Output every line exactly as written. Leave out pictures.

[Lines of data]
^^^^^^^^

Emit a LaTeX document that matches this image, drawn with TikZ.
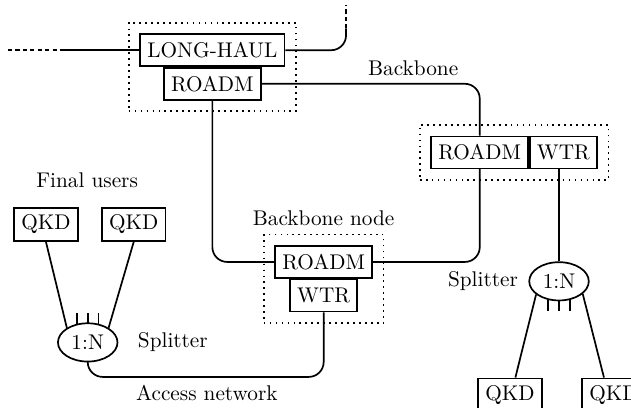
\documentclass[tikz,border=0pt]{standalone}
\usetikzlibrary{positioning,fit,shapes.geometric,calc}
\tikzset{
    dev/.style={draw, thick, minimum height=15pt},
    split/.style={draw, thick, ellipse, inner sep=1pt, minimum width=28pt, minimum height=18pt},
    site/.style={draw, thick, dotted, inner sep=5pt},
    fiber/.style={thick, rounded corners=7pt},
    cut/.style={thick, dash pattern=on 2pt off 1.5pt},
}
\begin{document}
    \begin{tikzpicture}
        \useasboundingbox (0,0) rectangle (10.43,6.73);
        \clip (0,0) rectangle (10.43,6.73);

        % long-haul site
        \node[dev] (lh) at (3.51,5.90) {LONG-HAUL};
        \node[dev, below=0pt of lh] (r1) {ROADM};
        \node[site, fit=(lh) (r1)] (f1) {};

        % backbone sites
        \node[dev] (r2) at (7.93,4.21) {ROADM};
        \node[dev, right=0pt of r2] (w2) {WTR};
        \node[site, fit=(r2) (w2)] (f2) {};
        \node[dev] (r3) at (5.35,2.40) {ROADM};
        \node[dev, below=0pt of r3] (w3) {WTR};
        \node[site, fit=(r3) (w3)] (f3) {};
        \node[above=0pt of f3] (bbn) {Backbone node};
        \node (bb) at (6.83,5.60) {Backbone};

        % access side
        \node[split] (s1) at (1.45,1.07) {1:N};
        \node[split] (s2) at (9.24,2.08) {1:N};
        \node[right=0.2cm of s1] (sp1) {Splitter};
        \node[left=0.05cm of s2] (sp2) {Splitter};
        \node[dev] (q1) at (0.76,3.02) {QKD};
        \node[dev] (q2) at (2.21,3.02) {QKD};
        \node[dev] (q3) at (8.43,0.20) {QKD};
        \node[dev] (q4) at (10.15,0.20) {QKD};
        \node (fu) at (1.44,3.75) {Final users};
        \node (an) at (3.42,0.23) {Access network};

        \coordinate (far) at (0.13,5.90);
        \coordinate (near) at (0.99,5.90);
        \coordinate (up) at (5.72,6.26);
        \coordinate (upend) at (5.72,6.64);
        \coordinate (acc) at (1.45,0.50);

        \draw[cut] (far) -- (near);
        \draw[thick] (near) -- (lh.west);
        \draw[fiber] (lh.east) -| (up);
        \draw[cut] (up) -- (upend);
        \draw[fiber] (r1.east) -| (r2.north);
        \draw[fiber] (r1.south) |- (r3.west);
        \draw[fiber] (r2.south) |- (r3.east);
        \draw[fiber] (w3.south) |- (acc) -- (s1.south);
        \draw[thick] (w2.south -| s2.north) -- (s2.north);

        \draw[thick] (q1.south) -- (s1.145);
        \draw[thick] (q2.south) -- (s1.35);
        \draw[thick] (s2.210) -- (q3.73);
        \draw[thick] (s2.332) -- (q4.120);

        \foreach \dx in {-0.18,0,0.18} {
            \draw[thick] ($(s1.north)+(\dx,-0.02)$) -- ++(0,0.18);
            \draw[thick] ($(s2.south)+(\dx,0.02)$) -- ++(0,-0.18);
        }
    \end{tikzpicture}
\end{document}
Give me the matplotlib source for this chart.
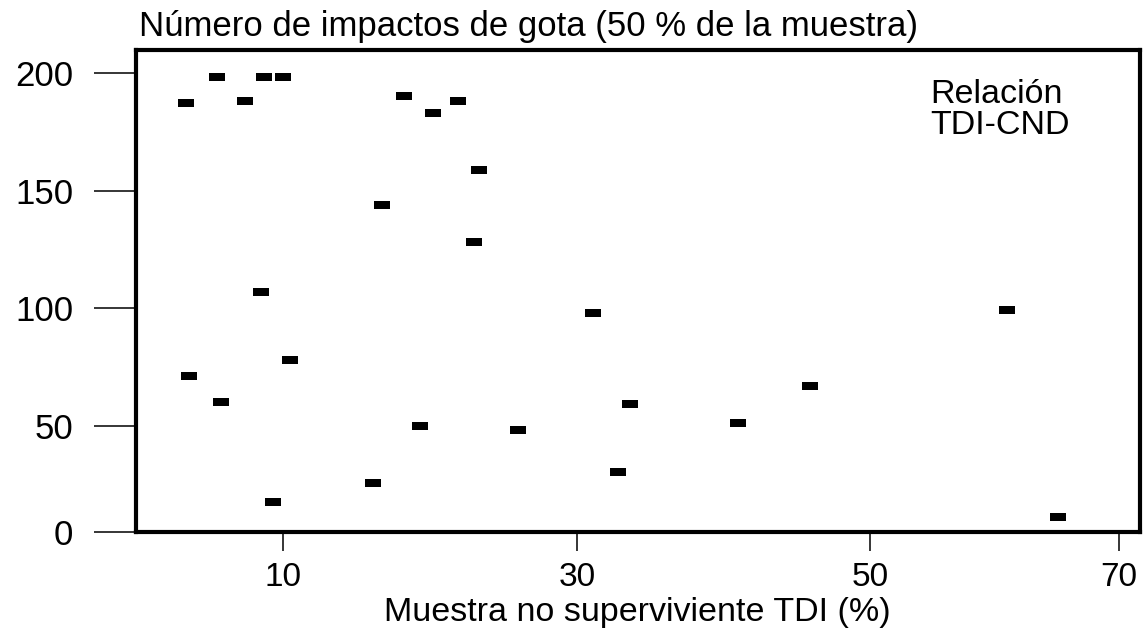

^^^^^^^^

(EXERCISE RESPONSE)
Emit a LaTeX document that matches this image, drawn with TikZ.
\documentclass[tikz,border=0pt]{standalone}
\usetikzlibrary{positioning,fit,shapes.geometric,calc}
\tikzset{
    dev/.style={draw, thick, minimum height=15pt},
    split/.style={draw, thick, ellipse, inner sep=1pt, minimum width=28pt, minimum height=18pt},
    site/.style={draw, thick, dotted, inner sep=5pt},
    fiber/.style={thick, rounded corners=7pt},
    cut/.style={thick, dash pattern=on 2pt off 1.5pt},
}
\begin{document}
    \begin{tikzpicture}
        \useasboundingbox (0,0) rectangle (10.43,6.73);
        \clip (0,0) rectangle (10.43,6.73);

        % long-haul site
        \node[dev] (lh) at (3.51,5.90) {LONG-HAUL};
        \node[dev, below=0pt of lh] (r1) {ROADM};
        \node[site, fit=(lh) (r1)] (f1) {};

        % backbone sites
        \node[dev] (r2) at (7.93,4.21) {ROADM};
        \node[dev, right=0pt of r2] (w2) {WTR};
        \node[site, fit=(r2) (w2)] (f2) {};
        \node[dev] (r3) at (5.35,2.40) {ROADM};
        \node[dev, below=0pt of r3] (w3) {WTR};
        \node[site, fit=(r3) (w3)] (f3) {};
        \node[above=0pt of f3] (bbn) {Backbone node};
        \node (bb) at (6.83,5.60) {Backbone};

        % access side
        \node[split] (s1) at (1.45,1.07) {1:N};
        \node[split] (s2) at (9.24,2.08) {1:N};
        \node[right=0.2cm of s1] (sp1) {Splitter};
        \node[left=0.05cm of s2] (sp2) {Splitter};
        \node[dev] (q1) at (0.76,3.02) {QKD};
        \node[dev] (q2) at (2.21,3.02) {QKD};
        \node[dev] (q3) at (8.43,0.20) {QKD};
        \node[dev] (q4) at (10.15,0.20) {QKD};
        \node (fu) at (1.44,3.75) {Final users};
        \node (an) at (3.42,0.23) {Access network};

        \coordinate (far) at (0.13,5.90);
        \coordinate (near) at (0.99,5.90);
        \coordinate (up) at (5.72,6.26);
        \coordinate (upend) at (5.72,6.64);
        \coordinate (acc) at (1.45,0.50);

        \draw[cut] (far) -- (near);
        \draw[thick] (near) -- (lh.west);
        \draw[fiber] (lh.east) -| (up);
        \draw[cut] (up) -- (upend);
        \draw[fiber] (r1.east) -| (r2.north);
        \draw[fiber] (r1.south) |- (r3.west);
        \draw[fiber] (r2.south) |- (r3.east);
        \draw[fiber] (w3.south) |- (acc) -- (s1.south);
        \draw[thick] (w2.south -| s2.north) -- (s2.north);

        \draw[thick] (q1.south) -- (s1.145);
        \draw[thick] (q2.south) -- (s1.35);
        \draw[thick] (s2.210) -- (q3.73);
        \draw[thick] (s2.332) -- (q4.120);

        \foreach \dx in {-0.18,0,0.18} {
            \draw[thick] ($(s1.north)+(\dx,-0.02)$) -- ++(0,0.18);
            \draw[thick] ($(s2.south)+(\dx,0.02)$) -- ++(0,-0.18);
        }
    \end{tikzpicture}
\end{document}
Give me the matplotlib source for this chart.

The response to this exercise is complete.